Coincheck started in August 2014 and is operated by Coincheck, inc. (previously ResuPress, inc) (founded in 2012). As of August 2016, the exchange had over $160 million transactions per month. There were then more than 2,200 merchants using their bitcoin payment solution, just in Japan. Coincheck is a member of JBA (Japan Blockchain Association) and is actively helping to build the Japanese bitcoin community's usage standards with the government.
In March 2016, the entertainment company DMM.com with a user-base of more than 19 million decided to use Coincheck's bitcoin payment processing solution. Coincheck also partnered with SEKAI to support Chinese, Hong Kong, and Taiwan investors to buy Japanese real estate with bitcoin. The company also supports the buying and selling of ether, DAO, LISK, and Ethereum Classic.
In January 2018, Coincheck was hacked and approximately 500 million NEM tokens ($530 million) were stolen. The currency was transferred through a total of nineteen accounts, one of which was found to have no connection with the hacker.
The hack led two of Japan's crypto-currency trade groups to merge into a new self-regulatory organization. The Financial Services Agency took administrative action by ordering Coincheck to improve its security practices, but did not order the exchange to shut down out of a concern for the protection of its users.

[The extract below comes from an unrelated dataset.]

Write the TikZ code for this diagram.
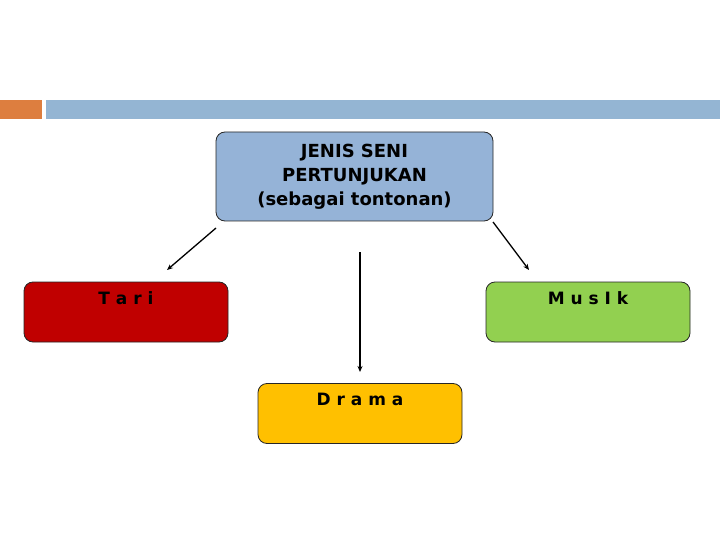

Coincheck initially announced that it may not be able to compensate all users affected by the hack, but then announced that it would repay all 260,000 users affected in Japanese yen using its own capital.
The hack only involved NEM. Because the security breach was caused by the lack of strong security measures of Coincheck, the NEM development team refused to conduct a hard fork. Instead NEM is creating an automated tagging system. This automated system will follow the money and tag any account that receives tainted money.